Lanzmann’s blunt reply favored reasoned analysis over personal memory. In light of his painstaking research into the Holocaust, his comment must have seemed insensitive but necessary at the time. Ironically, “Shoah” eventually helped usher in an era of testimony that elevated stories of trauma to a new level of importance, especially in cultural production and universities.
During the 1980s and ’90s, a shift occurred in American culture; personal experience and testimony, especially of suffering and oppression, began to challenge the primacy of argument. Freedom of expression became a flash point in this shift. Then as now, both liberals and conservatives were wary of the privileging of personal experience, with its powerful emotional impact, over reason and argument, which some fear will bring an end to civilization, or at least to freedom of speech.
My view is that we should resist the temptation to rehash these debates. Doing so would overlook the fact that a thorough generational shift has occurred. Widespread caricatures of students as overly sensitive, vulnerable and entitled “snowflakes” fail to acknowledge the philosophical work that was carried out, especially in the 1980s and ’90s, to legitimate experience — especially traumatic experience — which had been dismissed for decades as unreliable, untrustworthy and inaccessible to understanding.
And there it is, the debate is over, as Al Gore would say. There’s no need to rehash those old debates about feelings counting for more than facts. To do so is to fall prey to temptation in the same way a drunkard or drug addict falls off the wagon. No, the pure of heart and mind will resist temptation and honor all the hard work it took to capture that ground for the Progs. “There’s no going back to the dark ages, comrade. What we have, we hold. Now it is time to debate how you will adjust to this new reality.”
This rhetorical slight of hand is so natural and relentless, that it tends to wear down all opposition. Normal people get weary of constantly pushing back against the Progs and then “click” the ratchet snaps forward. It’s how we went so quickly from “Hey maybe we need an accommodation for same sex couples” to “the Founders always wanted homosexual marriage. It is right there in the Constitution.” The Progs lost fight after fight, but once they won one, the debate was over and it has been over ever since.

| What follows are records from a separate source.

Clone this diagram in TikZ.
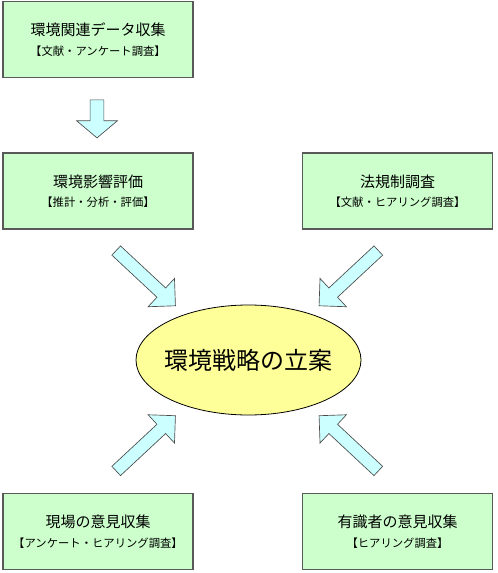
\documentclass[tikz,border=0pt]{standalone}
\usepackage{fontspec}
\setmainfont{Noto Sans CJK JP}
\usetikzlibrary{shapes.geometric,shapes.arrows}
\definecolor{boxgreen}{HTML}{CCFFCC}
\definecolor{planyellow}{HTML}{FFFF99}
\definecolor{arrowcyan}{HTML}{CCFFFF}
\newcommand\notefont{\fontsize{8.5}{10}\selectfont}

\begin{document}
\begin{tikzpicture}[x=0.75pt,y=-0.75pt,
  survey/.style={draw=black!65,line width=0.8pt,fill=boxgreen,
    minimum width=142.5pt,minimum height=57pt,inner sep=0pt,align=center,
    font=\fontsize{11.25}{14.5}\selectfont},
  flow/.style={single arrow,draw=black!70,line width=0.5pt,fill=arrowcyan,
    inner xsep=0pt,inner ysep=4.5pt,single arrow head extend=9.75pt,
    minimum height=60.75pt}]
  \useasboundingbox (0,0) rectangle (497,573);

  \node[survey] (data) at (98,39.5) {環境関連データ収集\\{\notefont 【文献・アンケート調査】}};
  \node[survey] (impact) at (98,191) {環境影響評価\\{\notefont 【推計・分析・評価】}};
  \node[survey] (law) at (397.5,191) {法規制調査\\{\notefont 【文献・ヒアリング調査】}};
  \node[survey] (site) at (98,531.5) {現場の意見収集\\{\notefont 【アンケート・ヒアリング調査】}};
  \node[survey] (expert) at (397.5,531.5) {有識者の意見収集\\{\notefont 【ヒアリング調査】}};

  \node[ellipse,draw=black,line width=0.6pt,fill=planyellow,inner sep=0pt,
    minimum width=168.75pt,minimum height=82.5pt,
    label={[font=\fontsize{18}{20}\selectfont]center:環境戦略の立案}] (plan) at (248.5,360) {};

  \node[flow,rotate=-90,minimum height=28.5pt,inner ysep=4.9pt,
    single arrow head extend=10.1pt,single arrow tip angle=100] (down) at (97,116) {};
  \node[flow,rotate=-43] (fromimpact) at (143.5,276) {};
  \node[flow,rotate=-137] (fromlaw) at (351,276) {};
  \node[flow,rotate=43] (fromsite) at (143.5,445.5) {};
  \node[flow,rotate=137] (fromexpert) at (351,445.5) {};
\end{tikzpicture}
\end{document}
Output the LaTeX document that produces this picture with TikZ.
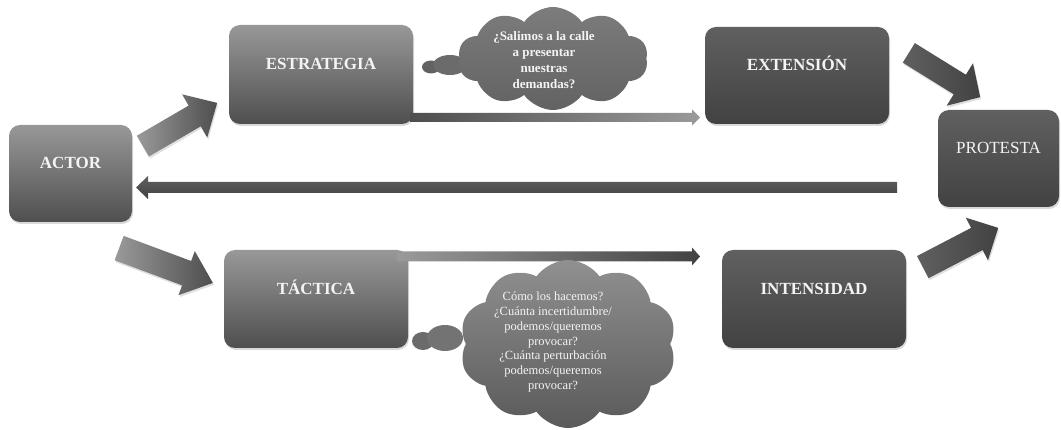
\documentclass[tikz,border=0pt]{standalone}
\usepackage{fontspec}
\setmainfont{Liberation Serif}
\usetikzlibrary{shapes.symbols,shapes.geometric,shadows}
\definecolor{boxlt}{HTML}{989898}
\definecolor{boxlb}{HTML}{4F4F4F}
\definecolor{boxdt}{HTML}{606060}
\definecolor{boxdb}{HTML}{424242}
\definecolor{arrlight}{HTML}{9A9A9A}
\definecolor{arrdark}{HTML}{4E4E4E}
\definecolor{cloudtop}{HTML}{8A8A8A}
\definecolor{cloudbot}{HTML}{5A5A5A}
\definecolor{txt}{HTML}{F4F4F4}
% #1 style, #2 centre, #3 angle, #4 half length, #5 shaft half width, #6 head half width, #7 head length
\newcommand{\myblockarrow}[7]{%
  \path[#1, shift={(#2)}, rotate=#3]
    ({-#4},{-#5}) -- ({#4-#7},{-#5}) -- ({#4-#7},{-#6}) -- ({#4},0)
    -- ({#4-#7},{#6}) -- ({#4-#7},{#5}) -- ({-#4},{#5}) -- cycle;}
\begin{document}
\begin{tikzpicture}[x=1pt,y=-1pt,
  box/.style={rounded corners=11pt, inner sep=0pt, text=txt,
    font=\fontsize{17}{20}\selectfont\bfseries, text height=12pt, text depth=21pt,
    drop shadow={opacity=0.3, shadow xshift=1pt, shadow yshift=-2pt}},
  lightbox/.style={box, top color=boxlt, bottom color=boxlb},
  darkbox/.style={box, top color=boxdt, bottom color=boxdb},
  barrow/.style={drop shadow={opacity=0.25, shadow xshift=1pt, shadow yshift=-2pt}},
  cloudshape/.style={cloud, cloud puffs=10, cloud puff arc=110, cloud ignores aspect, inner sep=0pt,
    top color=cloudtop, bottom color=cloudbot},
  puff/.style={ellipse, inner sep=0pt, fill=#1},
  cloudtext/.style={align=center, text=txt, inner sep=0pt}
]
\useasboundingbox (0,0) rectangle (1061,430);

% boxes
\node[lightbox, minimum width=123pt, minimum height=97pt] (actor) at (70.5,173.5) {ACTOR};
\node[lightbox, minimum width=184pt, minimum height=99pt] (estr) at (321,74.5) {ESTRATEGIA};
\node[darkbox, minimum width=184pt, minimum height=97pt] (ext) at (797,75.5) {EXTENSIÓN};
\node[darkbox, minimum width=121pt, minimum height=97pt, font=\fontsize{17}{20}\selectfont] (prot) at (998.5,158.5) {PROTESTA};
\node[lightbox, minimum width=184pt, minimum height=98pt] (tact) at (316,299) {TÁCTICA};
\node[darkbox, minimum width=184pt, minimum height=98pt] (inten) at (814,299) {INTENSIDAD};

% block arrows
\myblockarrow{barrow, left color=arrlight, right color=arrdark}{180,124.5}{30.2}{43}{12}{25}{26}
\myblockarrow{barrow, left color=arrlight, right color=arrdark}{166,265.5}{-20.4}{50}{13}{23.5}{28}
\myblockarrow{barrow, left color=boxdt, right color=boxdb}{944.5,75}{-31.8}{42}{11.5}{25}{24}
\myblockarrow{barrow, left color=boxdt, right color=boxdb}{960.5,247.5}{27.5}{42.5}{12.5}{24}{24}

% thin arrows
\coordinate (t1s) at (410,117.5);
\coordinate (t1e) at (700,117.5);
\path[left color=arrdark, right color=arrlight]
  ([yshift=4.5pt]t1s) -- ([xshift=-8pt,yshift=4.5pt]t1e) -- ([xshift=-8pt,yshift=8pt]t1e)
  -- (t1e) -- ([xshift=-8pt,yshift=-8pt]t1e) -- ([xshift=-8pt,yshift=-4.5pt]t1e)
  -- ([yshift=-4.5pt]t1s) -- cycle;
\coordinate (t2s) at (397,256.5);
\coordinate (t2e) at (700,256.5);
\path[left color=arrlight, right color=boxdb]
  ([yshift=5pt]t2s) -- ([xshift=-8pt,yshift=5pt]t2e) -- ([xshift=-8pt,yshift=9pt]t2e)
  -- (t2e) -- ([xshift=-8pt,yshift=-9pt]t2e) -- ([xshift=-8pt,yshift=-5pt]t2e)
  -- ([yshift=-5pt]t2s) -- cycle;

% long return arrow
\coordinate (rs) at (897,187.5);
\coordinate (re) at (136,187.5);
\path[top color=boxdt, bottom color=boxdb]
  ([yshift=5.5pt]rs) -- ([xshift=12pt,yshift=5.5pt]re) -- ([xshift=12pt,yshift=11.5pt]re)
  -- (re) -- ([xshift=12pt,yshift=-11.5pt]re) -- ([xshift=12pt,yshift=-5.5pt]re)
  -- ([yshift=-5.5pt]rs) -- cycle;

% top cloud
\node[puff=cloudbot!95!white, minimum width=18pt, minimum height=13pt] (p1a) at (431,67) {};
\node[puff=cloudbot!90!white, minimum width=34pt, minimum height=20pt] (p1b) at (450,65) {};
\node[cloudshape, minimum width=190pt, minimum height=103pt, top color=cloudtop!90!black, bottom color=cloudbot!95!white] (c1) at (553,58.5) {};
\node[cloudtext, font=\fontsize{13}{16}\selectfont\bfseries] (q1) at (544,60)
  {¿Salimos a la calle\\a presentar\\nuestras\\demandas?};

% bottom cloud
\node[puff=cloudbot!90!white, minimum width=22pt, minimum height=18pt] (p2a) at (423,341) {};
\node[puff=cloudbot!85!white, minimum width=36pt, minimum height=26pt] (p2b) at (445,338) {};
\node[cloudshape, minimum width=217pt, minimum height=168pt, top color=cloudtop!95!white] (c2) at (568,344) {};
\node[cloudtext, font=\fontsize{12.5}{14.7}\selectfont] (q2) at (553,342)
  {Cómo los hacemos?\\¿Cuánta incertidumbre/\\podemos/queremos\\provocar?\\¿Cuánta perturbación\\podemos/queremos\\provocar?};
\end{tikzpicture}
\end{document}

This is a lesson and a warning for the growing revolt against the gathering Progressive darkness. The game is to always put the other side on defense. Make them defend every inch, while offering them a chance to buy you off, for now. That’s the path to victory, but it will never be easy. Beating back the Progs will make invading Russia in winter look like a walk in the park. The Progs do not yield an inch. They will burn everything before surrendering anything. What they have, they keep.